## SOURCE EXCERPT

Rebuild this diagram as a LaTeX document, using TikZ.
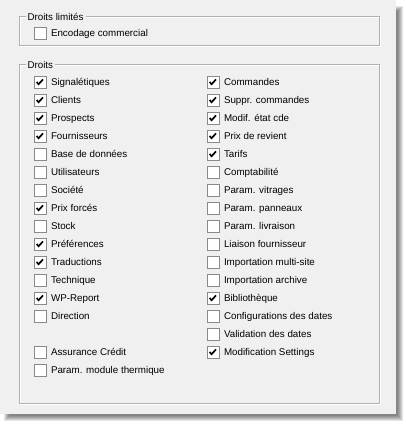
\documentclass[tikz,border=0pt]{standalone}
\usepackage{fontspec}
\setmainfont{Liberation Sans}
\usetikzlibrary{positioning}
\definecolor{winbg}{HTML}{F0F0F0}
\definecolor{etch}{HTML}{B0B0B0}
\definecolor{boxedge}{HTML}{8A8A8A}

\begin{document}
\begin{tikzpicture}[x=1pt,y=-1pt,line width=1pt,node distance=4pt,
        cbox/.style={rectangle,draw=boxedge,fill=white,minimum size=12pt,inner sep=0pt},
        ticked/.style={path picture={\draw[black,line width=1.7pt,line join=miter]
            ([xshift=-3.4pt]path picture bounding box.center) -- ++(2,2.2) -- ++(4.4,-4.8);}},
        unticked/.style={},
        lbl/.style={inner sep=0pt,yshift=-3.6pt,font=\fontsize{9.8}{12}\selectfont},
        grp/.style={inner sep=2pt,fill=winbg,font=\fontsize{9.8}{12}\selectfont}]
    \useasboundingbox (0,0) rectangle (406,424);
    % window and its shadow
    \foreach \k in {0,...,5}
        \fill[black,opacity=0.1] (4+\k,6+\k) rectangle (402.5-\k,420.5-\k);
    \fill[winbg] (0,0) rectangle (396,414);
    % Droits limites
    \draw[white] (20,17) rectangle (380,46);
    \draw[etch] (19,16) rectangle (379,45);
    \node[grp,anchor=west] (limites) at (25,16.5) {Droits limités};
    \node[cbox] (enc) at (40,33) {};
    \node[lbl,base right=of enc] (textenc) {Encodage commercial};
    % Droits
    \draw[white] (20,65) rectangle (380,404);
    \draw[etch] (19,64) rectangle (379,403);
    \node[grp,anchor=west] (droits) at (25,64.5) {Droits};
    \foreach \r/\txt/\chk in {1/Signalétiques/ticked, 2/Clients/ticked,
            3/Prospects/ticked, 4/Fournisseurs/ticked, 5/Base de données/unticked,
            6/Utilisateurs/unticked, 7/Société/unticked, 8/Prix forcés/ticked,
            9/Stock/unticked, 10/Préférences/ticked, 11/Traductions/ticked,
            12/Technique/unticked, 13/WP-Report/ticked, 14/Direction/unticked,
            16/Assurance Crédit/unticked, 17/Param. module thermique/unticked}{
        \node[cbox,\chk] (boxl\r) at (40,64+18*\r) {};
        \node[lbl,base right=of boxl\r] (textl\r) {\txt};
    }
    \foreach \r/\txt/\chk in {1/Commandes/ticked, 2/Suppr. commandes/ticked,
            3/Modif. état cde/ticked, 4/Prix de revient/ticked, 5/Tarifs/ticked,
            6/Comptabilité/unticked, 7/Param. vitrages/unticked,
            8/Param. panneaux/unticked, 9/Param. livraison/unticked,
            10/Liaison fournisseur/unticked, 11/Importation multi-site/unticked,
            12/Importation archive/unticked, 13/Bibliothèque/ticked,
            14/Configurations des dates/unticked, 15/Validation des dates/unticked,
            16/Modification Settings/ticked}{
        \node[cbox,\chk] (boxr\r) at (213,64+18*\r) {};
        \node[lbl,base right=of boxr\r] (textr\r) {\txt};
    }
\end{tikzpicture}
\end{document}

## JOB
Reproduce all of the material exactly, apart from the pictures.

## OUTPUT BELOW
Rebuild this diagram as a LaTeX document, using TikZ.
\documentclass[tikz,border=0pt]{standalone}
\usepackage{fontspec}
\setmainfont{Liberation Sans}
\usetikzlibrary{positioning}
\definecolor{winbg}{HTML}{F0F0F0}
\definecolor{etch}{HTML}{B0B0B0}
\definecolor{boxedge}{HTML}{8A8A8A}

\begin{document}
\begin{tikzpicture}[x=1pt,y=-1pt,line width=1pt,node distance=4pt,
        cbox/.style={rectangle,draw=boxedge,fill=white,minimum size=12pt,inner sep=0pt},
        ticked/.style={path picture={\draw[black,line width=1.7pt,line join=miter]
            ([xshift=-3.4pt]path picture bounding box.center) -- ++(2,2.2) -- ++(4.4,-4.8);}},
        unticked/.style={},
        lbl/.style={inner sep=0pt,yshift=-3.6pt,font=\fontsize{9.8}{12}\selectfont},
        grp/.style={inner sep=2pt,fill=winbg,font=\fontsize{9.8}{12}\selectfont}]
    \useasboundingbox (0,0) rectangle (406,424);
    % window and its shadow
    \foreach \k in {0,...,5}
        \fill[black,opacity=0.1] (4+\k,6+\k) rectangle (402.5-\k,420.5-\k);
    \fill[winbg] (0,0) rectangle (396,414);
    % Droits limites
    \draw[white] (20,17) rectangle (380,46);
    \draw[etch] (19,16) rectangle (379,45);
    \node[grp,anchor=west] (limites) at (25,16.5) {Droits limités};
    \node[cbox] (enc) at (40,33) {};
    \node[lbl,base right=of enc] (textenc) {Encodage commercial};
    % Droits
    \draw[white] (20,65) rectangle (380,404);
    \draw[etch] (19,64) rectangle (379,403);
    \node[grp,anchor=west] (droits) at (25,64.5) {Droits};
    \foreach \r/\txt/\chk in {1/Signalétiques/ticked, 2/Clients/ticked,
            3/Prospects/ticked, 4/Fournisseurs/ticked, 5/Base de données/unticked,
            6/Utilisateurs/unticked, 7/Société/unticked, 8/Prix forcés/ticked,
            9/Stock/unticked, 10/Préférences/ticked, 11/Traductions/ticked,
            12/Technique/unticked, 13/WP-Report/ticked, 14/Direction/unticked,
            16/Assurance Crédit/unticked, 17/Param. module thermique/unticked}{
        \node[cbox,\chk] (boxl\r) at (40,64+18*\r) {};
        \node[lbl,base right=of boxl\r] (textl\r) {\txt};
    }
    \foreach \r/\txt/\chk in {1/Commandes/ticked, 2/Suppr. commandes/ticked,
            3/Modif. état cde/ticked, 4/Prix de revient/ticked, 5/Tarifs/ticked,
            6/Comptabilité/unticked, 7/Param. vitrages/unticked,
            8/Param. panneaux/unticked, 9/Param. livraison/unticked,
            10/Liaison fournisseur/unticked, 11/Importation multi-site/unticked,
            12/Importation archive/unticked, 13/Bibliothèque/ticked,
            14/Configurations des dates/unticked, 15/Validation des dates/unticked,
            16/Modification Settings/ticked}{
        \node[cbox,\chk] (boxr\r) at (213,64+18*\r) {};
        \node[lbl,base right=of boxr\r] (textr\r) {\txt};
    }
\end{tikzpicture}
\end{document}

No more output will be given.